▶ **PROVIDED ENTRIES**
= = = = = = =
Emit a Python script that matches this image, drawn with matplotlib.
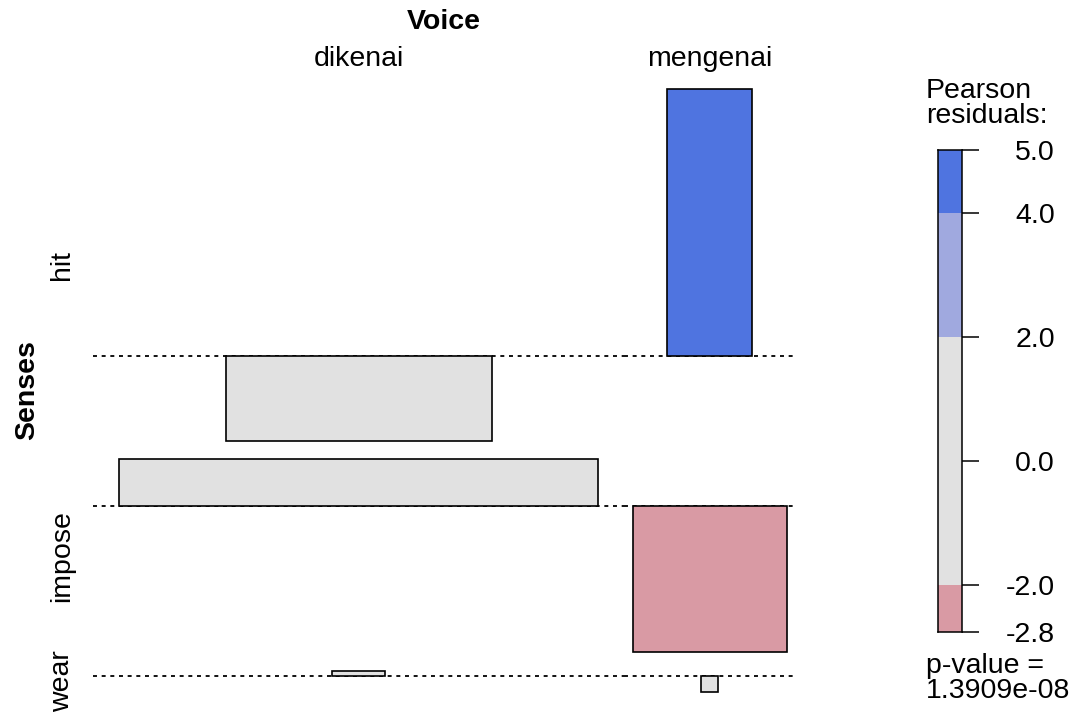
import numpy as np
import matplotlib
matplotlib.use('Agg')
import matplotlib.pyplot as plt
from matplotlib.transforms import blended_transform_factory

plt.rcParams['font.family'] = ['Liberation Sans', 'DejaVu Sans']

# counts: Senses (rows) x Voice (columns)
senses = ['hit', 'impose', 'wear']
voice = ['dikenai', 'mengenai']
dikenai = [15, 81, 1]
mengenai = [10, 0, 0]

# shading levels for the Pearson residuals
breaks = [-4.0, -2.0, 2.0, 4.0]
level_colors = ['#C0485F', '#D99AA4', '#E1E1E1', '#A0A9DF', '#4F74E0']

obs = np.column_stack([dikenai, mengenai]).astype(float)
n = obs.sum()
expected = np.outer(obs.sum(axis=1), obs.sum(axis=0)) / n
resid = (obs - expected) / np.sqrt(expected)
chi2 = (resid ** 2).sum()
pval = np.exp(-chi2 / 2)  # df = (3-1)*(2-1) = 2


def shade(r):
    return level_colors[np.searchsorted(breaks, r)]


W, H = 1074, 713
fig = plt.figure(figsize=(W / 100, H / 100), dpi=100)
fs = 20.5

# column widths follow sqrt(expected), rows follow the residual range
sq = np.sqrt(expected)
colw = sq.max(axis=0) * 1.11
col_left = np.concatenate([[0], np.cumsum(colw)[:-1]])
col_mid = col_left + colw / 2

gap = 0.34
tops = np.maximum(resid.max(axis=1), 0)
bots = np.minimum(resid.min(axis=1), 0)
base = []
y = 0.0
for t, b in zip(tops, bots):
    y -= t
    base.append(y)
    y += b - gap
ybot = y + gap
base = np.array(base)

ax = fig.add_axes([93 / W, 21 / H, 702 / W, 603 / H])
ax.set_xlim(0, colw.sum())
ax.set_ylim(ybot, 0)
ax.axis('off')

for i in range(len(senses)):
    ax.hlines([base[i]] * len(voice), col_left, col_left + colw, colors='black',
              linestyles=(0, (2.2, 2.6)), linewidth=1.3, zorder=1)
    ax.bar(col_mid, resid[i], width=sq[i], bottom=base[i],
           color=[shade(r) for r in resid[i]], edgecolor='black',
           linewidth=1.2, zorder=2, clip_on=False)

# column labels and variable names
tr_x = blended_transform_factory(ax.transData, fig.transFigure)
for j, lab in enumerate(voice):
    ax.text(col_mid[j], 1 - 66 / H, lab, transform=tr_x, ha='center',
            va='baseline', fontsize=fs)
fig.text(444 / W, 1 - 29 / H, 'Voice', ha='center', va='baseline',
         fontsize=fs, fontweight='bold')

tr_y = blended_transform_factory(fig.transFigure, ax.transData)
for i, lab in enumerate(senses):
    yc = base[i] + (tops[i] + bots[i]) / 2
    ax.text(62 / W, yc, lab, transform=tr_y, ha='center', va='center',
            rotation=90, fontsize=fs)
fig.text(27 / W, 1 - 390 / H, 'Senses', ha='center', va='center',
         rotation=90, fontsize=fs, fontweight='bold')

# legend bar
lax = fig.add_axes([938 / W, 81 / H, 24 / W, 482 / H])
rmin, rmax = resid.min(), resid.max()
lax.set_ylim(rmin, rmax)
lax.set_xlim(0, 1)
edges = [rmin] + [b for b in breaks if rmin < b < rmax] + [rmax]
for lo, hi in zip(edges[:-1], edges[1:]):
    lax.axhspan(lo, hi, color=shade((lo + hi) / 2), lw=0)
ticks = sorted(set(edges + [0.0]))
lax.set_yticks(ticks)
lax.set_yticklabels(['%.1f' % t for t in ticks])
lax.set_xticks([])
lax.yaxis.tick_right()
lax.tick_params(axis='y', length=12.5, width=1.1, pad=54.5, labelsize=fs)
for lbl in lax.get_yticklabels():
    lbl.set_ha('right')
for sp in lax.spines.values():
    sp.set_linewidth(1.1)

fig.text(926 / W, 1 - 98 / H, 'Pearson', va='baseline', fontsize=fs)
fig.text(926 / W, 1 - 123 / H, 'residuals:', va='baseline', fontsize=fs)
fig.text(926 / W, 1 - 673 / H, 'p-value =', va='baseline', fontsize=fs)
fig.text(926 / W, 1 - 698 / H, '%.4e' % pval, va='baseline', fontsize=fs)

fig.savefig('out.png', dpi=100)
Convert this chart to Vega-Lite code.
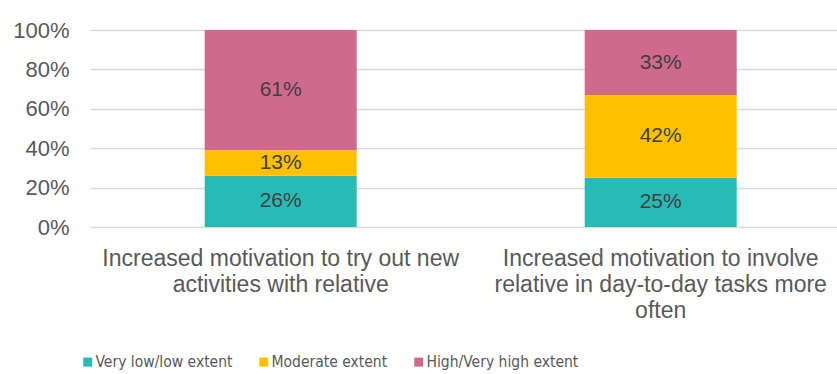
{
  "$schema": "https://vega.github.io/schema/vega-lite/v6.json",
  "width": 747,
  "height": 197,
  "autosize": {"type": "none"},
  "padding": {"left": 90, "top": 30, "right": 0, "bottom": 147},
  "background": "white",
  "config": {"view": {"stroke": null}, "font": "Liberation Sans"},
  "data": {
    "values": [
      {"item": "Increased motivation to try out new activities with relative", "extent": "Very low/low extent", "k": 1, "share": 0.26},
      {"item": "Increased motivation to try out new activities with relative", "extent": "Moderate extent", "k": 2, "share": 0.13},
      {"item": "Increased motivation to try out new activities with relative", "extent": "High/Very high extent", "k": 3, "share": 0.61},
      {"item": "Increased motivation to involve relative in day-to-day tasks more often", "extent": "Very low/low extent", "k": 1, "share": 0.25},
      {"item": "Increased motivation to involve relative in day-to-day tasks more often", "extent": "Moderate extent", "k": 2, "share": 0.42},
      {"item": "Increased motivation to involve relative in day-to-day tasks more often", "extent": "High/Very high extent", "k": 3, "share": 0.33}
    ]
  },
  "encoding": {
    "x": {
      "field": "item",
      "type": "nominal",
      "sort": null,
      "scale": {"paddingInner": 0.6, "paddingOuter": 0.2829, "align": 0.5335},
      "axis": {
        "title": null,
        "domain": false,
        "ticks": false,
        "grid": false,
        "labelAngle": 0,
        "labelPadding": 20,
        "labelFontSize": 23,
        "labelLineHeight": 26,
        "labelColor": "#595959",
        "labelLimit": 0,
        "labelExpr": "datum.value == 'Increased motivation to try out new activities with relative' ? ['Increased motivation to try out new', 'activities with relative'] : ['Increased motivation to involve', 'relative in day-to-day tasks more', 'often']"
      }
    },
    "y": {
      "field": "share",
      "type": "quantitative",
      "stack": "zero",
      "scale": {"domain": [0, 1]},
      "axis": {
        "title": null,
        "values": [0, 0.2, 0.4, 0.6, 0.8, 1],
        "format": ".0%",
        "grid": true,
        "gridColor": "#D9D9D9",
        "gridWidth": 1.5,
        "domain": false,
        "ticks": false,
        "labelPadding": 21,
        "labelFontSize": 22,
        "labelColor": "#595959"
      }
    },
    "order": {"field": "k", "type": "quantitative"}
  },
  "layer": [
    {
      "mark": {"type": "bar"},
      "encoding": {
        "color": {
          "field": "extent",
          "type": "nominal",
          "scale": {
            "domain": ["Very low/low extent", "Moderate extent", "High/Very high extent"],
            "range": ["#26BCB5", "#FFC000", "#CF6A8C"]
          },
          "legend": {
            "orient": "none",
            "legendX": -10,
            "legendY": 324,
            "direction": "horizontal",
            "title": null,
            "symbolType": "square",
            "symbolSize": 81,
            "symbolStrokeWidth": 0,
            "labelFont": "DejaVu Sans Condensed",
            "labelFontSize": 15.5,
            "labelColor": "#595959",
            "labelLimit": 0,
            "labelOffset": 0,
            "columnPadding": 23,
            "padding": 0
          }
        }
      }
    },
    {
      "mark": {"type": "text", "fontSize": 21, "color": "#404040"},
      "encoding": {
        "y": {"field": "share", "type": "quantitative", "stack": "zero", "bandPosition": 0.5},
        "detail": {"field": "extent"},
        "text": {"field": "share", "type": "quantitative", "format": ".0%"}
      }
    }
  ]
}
= = = = = = =
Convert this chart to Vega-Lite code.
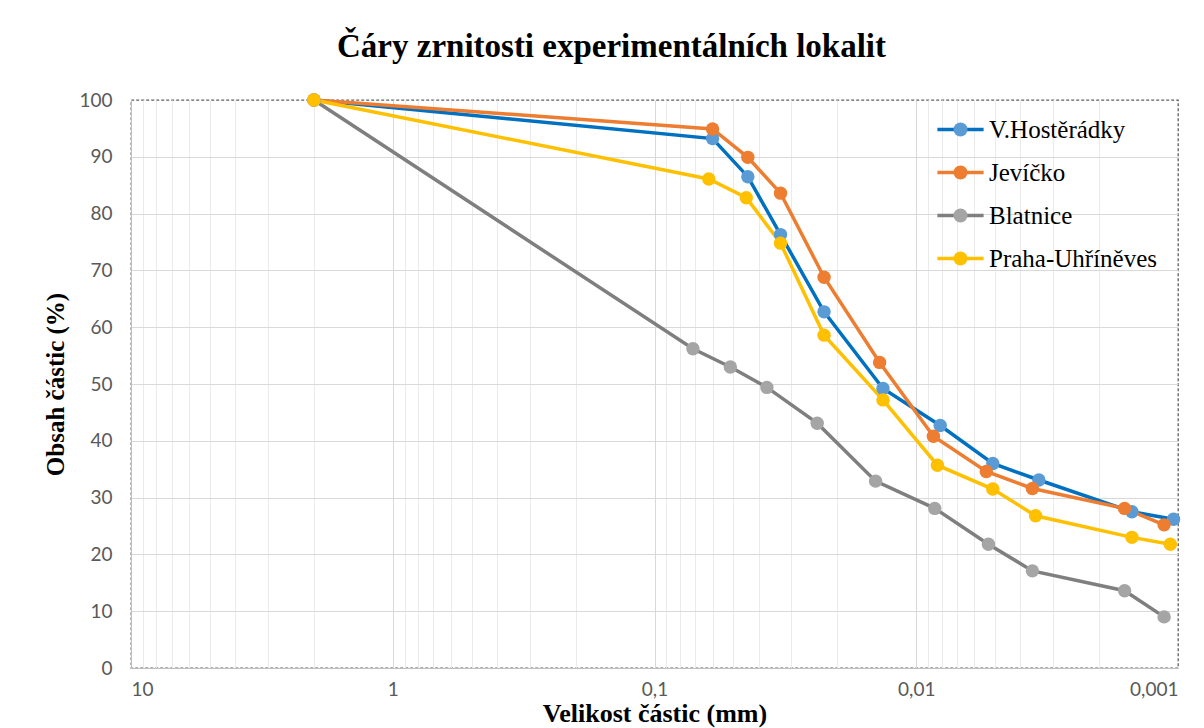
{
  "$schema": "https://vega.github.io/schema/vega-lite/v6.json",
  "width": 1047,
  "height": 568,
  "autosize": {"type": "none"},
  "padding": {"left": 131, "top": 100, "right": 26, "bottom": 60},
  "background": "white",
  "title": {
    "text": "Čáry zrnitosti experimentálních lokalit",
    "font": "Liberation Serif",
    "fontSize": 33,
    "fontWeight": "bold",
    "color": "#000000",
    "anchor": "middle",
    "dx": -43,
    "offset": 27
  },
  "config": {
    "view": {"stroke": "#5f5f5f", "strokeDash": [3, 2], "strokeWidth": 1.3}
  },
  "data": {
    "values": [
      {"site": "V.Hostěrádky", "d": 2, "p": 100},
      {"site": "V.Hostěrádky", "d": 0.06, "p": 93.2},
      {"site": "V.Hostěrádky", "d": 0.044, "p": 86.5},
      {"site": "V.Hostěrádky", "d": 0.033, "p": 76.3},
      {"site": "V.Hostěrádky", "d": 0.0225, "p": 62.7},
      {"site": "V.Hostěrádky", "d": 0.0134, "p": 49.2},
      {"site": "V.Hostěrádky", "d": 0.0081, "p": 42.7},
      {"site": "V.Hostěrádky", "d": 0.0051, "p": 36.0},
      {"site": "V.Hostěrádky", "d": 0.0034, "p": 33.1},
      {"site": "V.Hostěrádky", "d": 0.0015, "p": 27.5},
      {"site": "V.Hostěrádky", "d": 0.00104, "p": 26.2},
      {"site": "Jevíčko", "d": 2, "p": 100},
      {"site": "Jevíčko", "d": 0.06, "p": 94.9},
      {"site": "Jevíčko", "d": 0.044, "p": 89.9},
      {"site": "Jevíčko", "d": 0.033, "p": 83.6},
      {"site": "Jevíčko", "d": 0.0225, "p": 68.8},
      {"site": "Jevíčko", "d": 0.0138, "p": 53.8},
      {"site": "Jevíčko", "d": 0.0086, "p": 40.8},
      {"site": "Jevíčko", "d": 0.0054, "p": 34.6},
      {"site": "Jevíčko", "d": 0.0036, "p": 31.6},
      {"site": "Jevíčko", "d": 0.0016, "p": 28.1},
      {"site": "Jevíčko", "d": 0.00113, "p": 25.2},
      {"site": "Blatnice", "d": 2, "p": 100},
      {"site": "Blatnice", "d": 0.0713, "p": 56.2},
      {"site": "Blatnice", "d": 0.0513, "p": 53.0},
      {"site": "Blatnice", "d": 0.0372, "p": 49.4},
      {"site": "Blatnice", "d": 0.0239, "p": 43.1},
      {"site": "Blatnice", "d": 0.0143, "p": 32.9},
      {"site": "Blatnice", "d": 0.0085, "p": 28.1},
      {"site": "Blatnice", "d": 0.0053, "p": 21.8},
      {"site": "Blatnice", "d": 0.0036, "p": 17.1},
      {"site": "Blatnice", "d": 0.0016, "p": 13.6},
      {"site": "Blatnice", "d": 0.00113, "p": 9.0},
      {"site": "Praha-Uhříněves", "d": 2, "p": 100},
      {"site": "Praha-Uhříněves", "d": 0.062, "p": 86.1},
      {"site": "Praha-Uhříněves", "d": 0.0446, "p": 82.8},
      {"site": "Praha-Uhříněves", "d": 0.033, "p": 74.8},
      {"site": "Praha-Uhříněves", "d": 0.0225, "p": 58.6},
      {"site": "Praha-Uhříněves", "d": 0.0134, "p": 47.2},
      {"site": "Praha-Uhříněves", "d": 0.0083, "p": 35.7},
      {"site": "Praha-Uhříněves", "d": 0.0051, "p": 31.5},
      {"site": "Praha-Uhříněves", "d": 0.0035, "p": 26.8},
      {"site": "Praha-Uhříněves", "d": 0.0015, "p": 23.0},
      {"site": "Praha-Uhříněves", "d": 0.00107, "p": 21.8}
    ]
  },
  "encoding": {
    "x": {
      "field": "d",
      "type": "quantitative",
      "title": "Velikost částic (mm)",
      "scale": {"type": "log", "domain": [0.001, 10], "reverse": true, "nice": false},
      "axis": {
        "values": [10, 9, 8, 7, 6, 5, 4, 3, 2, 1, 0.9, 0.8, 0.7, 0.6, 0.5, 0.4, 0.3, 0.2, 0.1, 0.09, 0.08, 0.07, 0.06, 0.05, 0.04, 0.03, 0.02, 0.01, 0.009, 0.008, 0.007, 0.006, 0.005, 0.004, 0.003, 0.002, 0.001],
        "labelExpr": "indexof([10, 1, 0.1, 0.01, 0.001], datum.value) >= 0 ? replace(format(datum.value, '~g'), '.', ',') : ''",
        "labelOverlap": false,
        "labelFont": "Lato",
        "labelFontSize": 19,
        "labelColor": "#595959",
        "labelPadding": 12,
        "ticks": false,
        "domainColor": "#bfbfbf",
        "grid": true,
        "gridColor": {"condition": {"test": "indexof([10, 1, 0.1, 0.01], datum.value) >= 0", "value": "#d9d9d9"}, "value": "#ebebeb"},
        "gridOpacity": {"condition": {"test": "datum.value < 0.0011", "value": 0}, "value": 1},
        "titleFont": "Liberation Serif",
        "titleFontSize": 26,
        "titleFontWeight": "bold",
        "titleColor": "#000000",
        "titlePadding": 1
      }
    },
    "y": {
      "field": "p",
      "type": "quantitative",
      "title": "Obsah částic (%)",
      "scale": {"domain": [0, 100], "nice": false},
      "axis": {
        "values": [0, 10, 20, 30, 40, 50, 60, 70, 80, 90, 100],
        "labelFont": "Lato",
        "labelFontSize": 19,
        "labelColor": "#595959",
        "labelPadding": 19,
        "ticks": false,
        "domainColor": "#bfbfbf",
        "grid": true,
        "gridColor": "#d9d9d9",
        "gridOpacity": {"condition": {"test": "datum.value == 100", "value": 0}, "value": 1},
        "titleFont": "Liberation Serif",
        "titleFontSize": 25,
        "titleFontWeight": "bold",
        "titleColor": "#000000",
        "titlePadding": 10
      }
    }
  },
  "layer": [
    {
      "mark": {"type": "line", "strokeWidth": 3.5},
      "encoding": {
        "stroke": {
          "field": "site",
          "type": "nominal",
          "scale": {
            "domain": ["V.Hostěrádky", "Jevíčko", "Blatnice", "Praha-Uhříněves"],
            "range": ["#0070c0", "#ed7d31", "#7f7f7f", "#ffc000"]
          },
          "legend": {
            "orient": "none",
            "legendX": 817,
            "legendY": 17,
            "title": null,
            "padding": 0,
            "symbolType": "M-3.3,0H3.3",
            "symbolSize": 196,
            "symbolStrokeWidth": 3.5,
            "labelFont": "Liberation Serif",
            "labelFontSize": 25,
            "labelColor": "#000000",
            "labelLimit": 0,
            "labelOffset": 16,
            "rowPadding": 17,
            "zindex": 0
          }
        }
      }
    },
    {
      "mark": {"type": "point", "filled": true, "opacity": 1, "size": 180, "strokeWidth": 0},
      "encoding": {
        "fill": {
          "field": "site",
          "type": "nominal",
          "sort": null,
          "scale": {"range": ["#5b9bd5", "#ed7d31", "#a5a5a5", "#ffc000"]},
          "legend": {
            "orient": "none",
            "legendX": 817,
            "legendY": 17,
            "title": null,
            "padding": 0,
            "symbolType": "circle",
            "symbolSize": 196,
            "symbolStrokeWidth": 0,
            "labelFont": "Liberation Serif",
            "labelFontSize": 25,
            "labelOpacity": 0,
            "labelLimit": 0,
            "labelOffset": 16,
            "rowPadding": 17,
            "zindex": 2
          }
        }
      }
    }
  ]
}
= = = = = = =
▶ **DO THIS**
Lines containing the word "matplotlib" are to be counted in the listing; state their number alone.

▶ **TASK RESPONSE**
5